One potentially applicable provision is found in 18 U.S.C. § 793(f). This provision of the Espionage Act states:
Whoever, being entrusted with or having lawful possession or control of any document. . .relating to the national defense, (1) through gross negligence permits the same to be removed from its proper place of custody or delivered to anyone in violation of his trust, or to be lost, stolen, abstracted, or destroyed, or (2) having knowledge that the same has been illegally removed from its proper place of custody or delivered to anyone in violation of its trust, or lost, or stolen, abstracted, or destroyed, and fails to make prompt report of such loss, theft, abstraction, or destruction to his superior officer, Shall be fined under this title or imprisoned not more than ten years, or both.
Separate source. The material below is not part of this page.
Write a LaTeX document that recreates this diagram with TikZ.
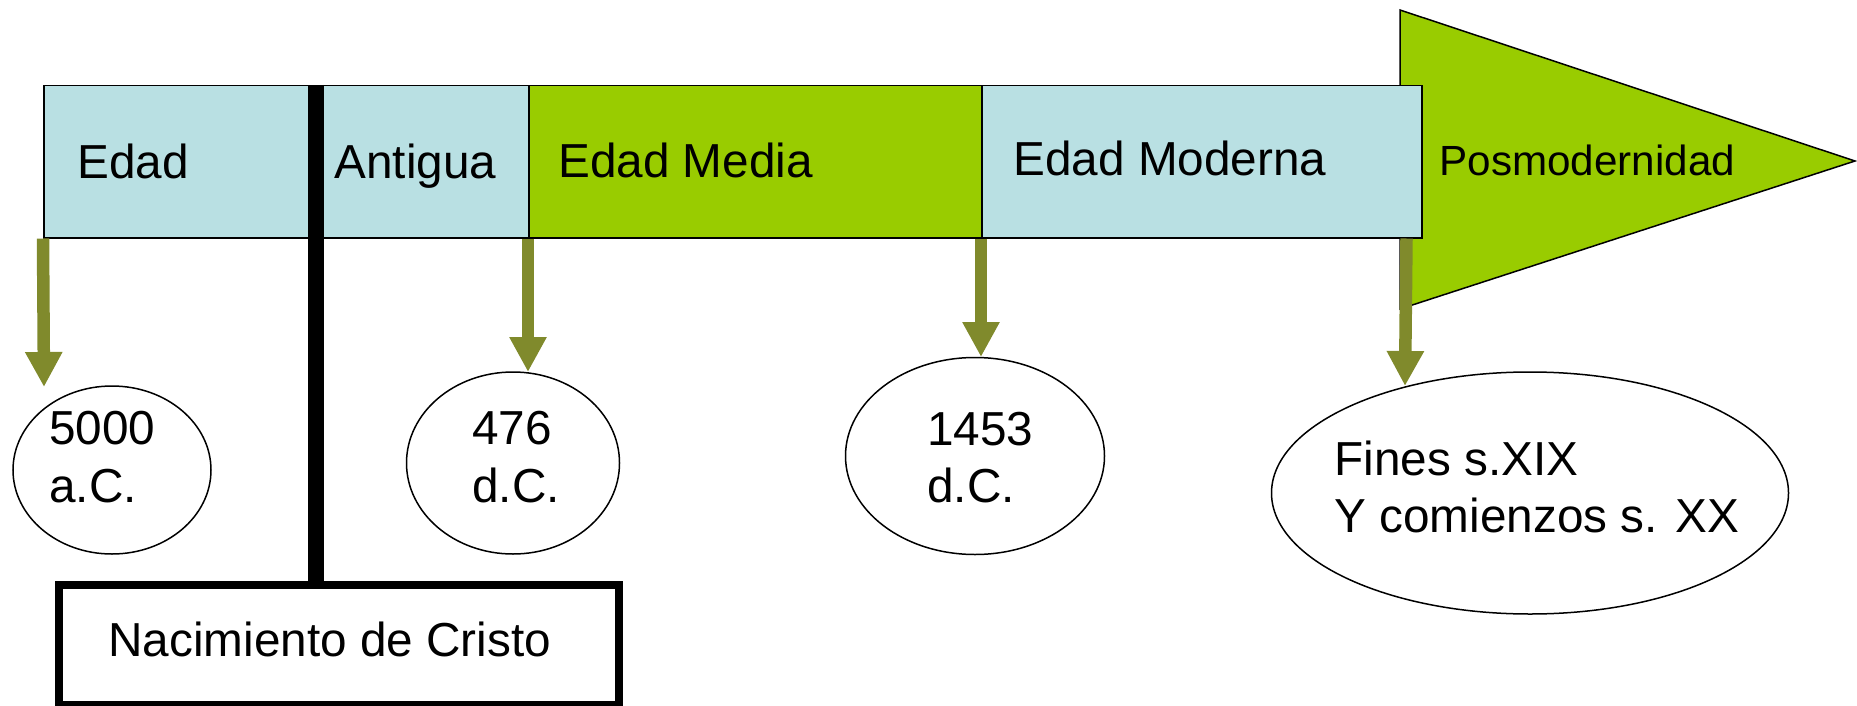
\documentclass[tikz,border=0pt]{standalone}
\usepackage{fontspec}
\setmainfont{Liberation Sans}
\usepackage{tikz}
\usetikzlibrary{arrows.meta, shapes.geometric}

\definecolor{ageblue}{RGB}{185,224,227}
\definecolor{agegreen}{RGB}{153,204,0}
\definecolor{arrowolive}{RGB}{128,138,44}

\begin{document}
\begin{tikzpicture}[x=0.5pt, y=-0.5pt,
    period/.style={draw, line width=0.75pt, anchor=north west, minimum height=76pt, inner sep=0pt},
    agelabel/.style={anchor=base west, inner sep=0pt, font=\fontsize{23.85pt}{28.75pt}\selectfont},
    datebox/.style={draw, ellipse, line width=0.75pt, inner sep=0pt},
    datetext/.style={anchor=west, align=left, inner sep=0pt, font=\fontsize{23.85pt}{28.75pt}\selectfont},
    datearrow/.style={draw=arrowolive, line width=6.25pt, -{Triangle[width=17.5pt, length=17.5pt]}}]
    \useasboundingbox (0, 0) rectangle (1857, 706);

    % Posmodernidad
    \draw[fill=agegreen, line width=0.75pt] (1400, 10) -- (1855, 161) -- (1400, 309) -- cycle;

    % Edades
    \node[period, fill=ageblue, minimum width=242.5pt] (antigua) at (43, 85) {};
    \node[period, fill=agegreen, minimum width=226.5pt] (media) at (528, 85) {};
    \node[period, fill=ageblue, minimum width=220pt] (moderna) at (981, 85) {};

    \node[agelabel] (l1) at (77, 178) {Edad};
    \node[agelabel] (l2) at (334, 178) {Antigua};
    \node[agelabel] (l3) at (558, 177) {Edad Media};
    \node[agelabel] (l4) at (1013, 175) {Edad Moderna};
    \node[agelabel, font=\fontsize{21.1pt}{25pt}\selectfont] (l5) at (1439, 175) {Posmodernidad};

    % Nacimiento de Cristo
    \coordinate (christ) at (316, 85);
    \node[draw, line width=4pt, minimum width=280.25pt, minimum height=60pt, inner sep=0pt,
          label={[font=\fontsize{23.85pt}{28.75pt}\selectfont, inner sep=0pt, xshift=-4.5pt, yshift=2.75pt]center:Nacimiento de Cristo}]
          (cristo) at (338.75, 645) {};
    \draw[line width=8pt] (christ) -- (christ |- cristo.north);

    % Fechas
    \node[datebox, minimum width=99pt, minimum height=84pt] (d1) at (112, 470) {};
    \node[datebox, minimum width=106.5pt, minimum height=91pt] (d2) at (513, 463) {};
    \node[datebox, minimum width=129.5pt, minimum height=98.5pt] (d3) at (975, 456) {};
    \node[datebox, minimum width=258.5pt, minimum height=121pt] (d4) at (1530, 493) {};

    \node[datetext] (t1) at (49, 457) {5000\\a.C.};
    \node[datetext] (t2) at (472, 457) {476\\d.C.};
    \node[datetext] (t3) at (927, 457.5) {1453\\d.C.};
    \node[datetext] (t4) at (1334, 487) {Fines s.XIX\\Y comienzos s. XX};

    % Flechas
    \coordinate (tip1) at (44, 387);
    \coordinate (tip2) at (528, 372);
    \coordinate (tip3) at (981, 357);
    \coordinate (tip4) at (1405, 386);
    \draw[datearrow] (antigua.south west) -- (tip1);
    \draw[datearrow] (media.south west) -- (tip2);
    \draw[datearrow] (moderna.south west) -- (tip3);
    \draw[datearrow] ([xshift=-8pt]moderna.south east) -- (tip4);
\end{tikzpicture}
\end{document}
Waldman to the contrary notwithstanding, the statute does not require that Clinton have “intentionally given classified information to someone without authorization to have it[.]” It doesn’t even require that the information be classified. It merely requires that the information “relate to the national defense.” Paul Mirengoff considered the possible applicability of the statute here.
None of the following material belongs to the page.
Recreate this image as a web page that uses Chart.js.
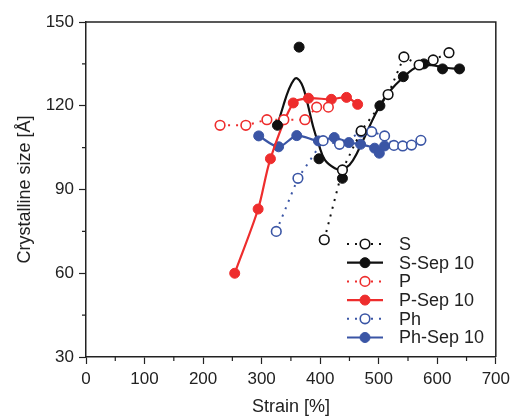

Andrew McCarthy is a former Assistant United States Attorney who handled serious cases involving national security. Unlike Waldman, he knows what he is talking about. Andy summarized potentially applicable law for the New York Times in part as follows:
The laws against mishandling classified information are prosecution-friendly. For example, it is a felony for one entrusted with classified information not only to communicate it to a person unauthorized to have it, but also to enable its removal from its secure storage facility through gross negligence. It is also a crime to fail to report that information’s improper removal or communication. So is retaining materials containing classified information at an unauthorized location.
Secretary Clinton systematically conducted official business on a private unsecure system, and had subordinates do likewise, knowing the nature of their duties made classified communications inevitable. Like others with access to classified information, she signed a nondisclosure acknowledging that that this information could include “unmarked” documents and “oral communications.” At least one email finds her instructing a subordinate to remove classified markings and send a document to her via the nonsecure channel (though it is publicly unknown whether the subordinate complied). She is obviously responsible for any foreseeable wrongs committed by her subordinates using a system she set up. And she transferred the classified information on the servers to a private maintenance company and to lawyers not authorized to have it.
See also Andy’s “Rehashing talking points from Camp Clinton.”
Whether or not Waldman knows what he is talking about, he is disseminating disinformation courtesy of the Washington Post.